Unlike the deep and lasting reward of a good conversation over dinner with friends, our smartphones offer us quick bursts of gratification with their notifications that someone has been thinking of us or that we’ve been retweeted. We never know when an email with good news may come, which makes it tempting to check at any available moment, even if that moment isn’t actually available.

This technology is too new for us to have worked out all of the kinks and decided upon the rules, so errors in judgment are constantly made. I find myself worrying that not answering a text message immediately will make the sender think I am a bad friend, so I respond to the text while half listening to something my boyfriend is telling me.

It’s undeniably wonderful that a pocket-sized computer can order pizza and allow its user to video chat like in a James Bond film, but in the end a smartphone is really just a brilliant combination of inanimate parts. So lately, when I’m interacting with a human being, I try my hardest to keep my phone out of my hands. It’s difficult, as many things worth doing tend to be, but it’s not impossible.

And because I’m not allowing myself to check out in the middle of a conversation, I’m more aware of how incredibly rude it is when others do it. Before, I didn’t ask for anyone’s undivided attention because I didn’t want anyone to ask that of me. Now, without fear of being a hypocrite and accepting the risk of sounding like a nag, I have begun to boldly request the same attention I give.
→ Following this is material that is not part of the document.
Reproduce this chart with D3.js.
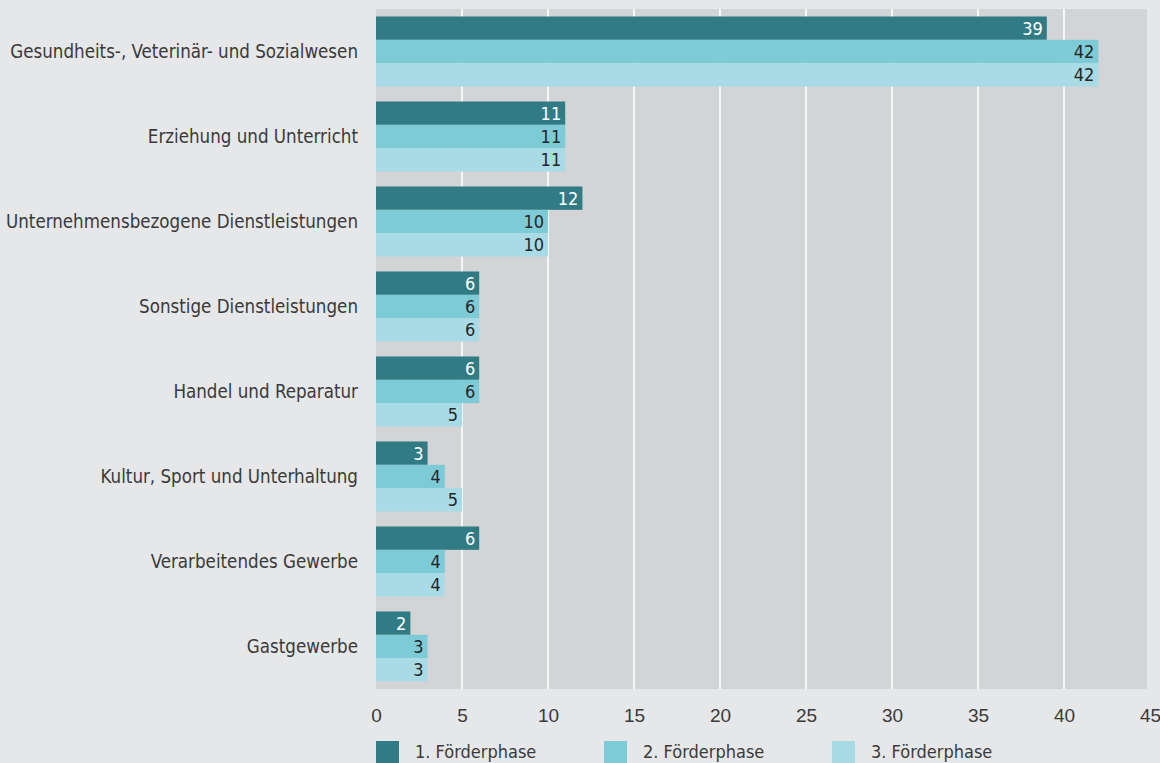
<!DOCTYPE html>
<html><head><meta charset="utf-8">
<script src="https://cdn.jsdelivr.net/npm/d3@7"></script>
<style>
html,body{margin:0;padding:0;background:#e6e7e9;}
svg{display:block;font-family:"DejaVu Sans Condensed","DejaVu Sans",sans-serif;}
</style></head>
<body><svg id="c" width="1160" height="763"></svg>
<script>
const categories = ["Gesundheits-, Veterinär- und Sozialwesen","Erziehung und Unterricht","Unternehmensbezogene Dienstleistungen","Sonstige Dienstleistungen","Handel und Reparatur","Kultur, Sport und Unterhaltung","Verarbeitendes Gewerbe","Gastgewerbe"];
const seriesNames = ["1. Förderphase","2. Förderphase","3. Förderphase"];
const phase1 = [39,11,12,6,6,3,6,2];
const phase2 = [42,11,10,6,6,4,4,3];
const phase3 = [42,11,10,6,5,5,4,3];
const xTicks = [0,5,10,15,20,25,30,35,40,45];
const colors = ["#317b85","#7ecbd8","#a8dbe5"];
const labelColors = ["#ffffff","#262626","#262626"];

const series = [phase1, phase2, phase3];
const svg = d3.select("#c");
const x = d3.scaleLinear().domain([0,45]).range([376,1150]);
const y = d3.scaleBand().domain(categories).range([9,689]).paddingInner(0.176).paddingOuter(0.088);
const y1 = d3.scaleBand().domain(d3.range(3)).range([0,y.bandwidth()]);

svg.append("rect").attr("x",x(0)).attr("y",9).attr("width",1147-x(0)).attr("height",680).attr("fill","#d3d4d6");
svg.append("g").selectAll("line").data(xTicks.filter(t=>t>0&&t<45)).join("line")
  .attr("x1",d=>x(d)).attr("x2",d=>x(d)).attr("y1",9).attr("y2",689)
  .attr("stroke","#ffffff").attr("stroke-width",1.6);

const g = svg.append("g").selectAll("g").data(categories).join("g")
  .attr("transform",d=>`translate(0,${y(d)})`);
series.forEach((s,si)=>{
  g.append("rect").attr("x",x(0)).attr("y",y1(si)).attr("height",y1.bandwidth())
    .attr("width",(d,i)=>x(s[i])-x(0)).attr("fill",colors[si]);
  g.append("text").attr("x",(d,i)=>x(s[i])-4).attr("y",y1(si)+y1.bandwidth()/2)
    .attr("dy","0.36em").attr("text-anchor","end").attr("font-size",18)
    .attr("fill",labelColors[si]).text((d,i)=>s[i]);
});
g.append("text").attr("x",358).attr("y",y.bandwidth()/2).attr("dy","0.36em")
  .attr("text-anchor","end").attr("font-size",18.6).attr("fill","#3a3a3a").text(d=>d);

const ax = svg.append("g").attr("transform","translate(0,689)")
  .call(d3.axisBottom(x).tickValues(xTicks).tickSize(0).tickPadding(20));
ax.select(".domain").remove();
ax.selectAll("text").attr("font-size",19).attr("fill","#3a3a3a").style("font-family","inherit");

const lg = svg.append("g").selectAll("g").data(seriesNames).join("g")
  .attr("transform",(d,i)=>`translate(${376+i*228},741)`);
lg.append("rect").attr("width",23).attr("height",23).attr("fill",(d,i)=>colors[i]);
lg.append("text").attr("x",39).attr("y",11).attr("dy","0.36em").attr("font-size",18).attr("fill","#3a3a3a").text(d=>d);
</script></body></html>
Of course, it’s unrealistic for many people to conceive going entirely without a smartphone, distracting as they may be, and I wouldn’t want to give up mine. They’re too convenient, too useful in too many ways. Still, if you find yourself compelled to interrupt real face-to-face interaction with people in order to check your phone and can’t remember the last time you used a line at the bank as an opportunity to just stare off into space, it may be a good idea to give your smartphone a rest and let your wireless human brain take over for awhile.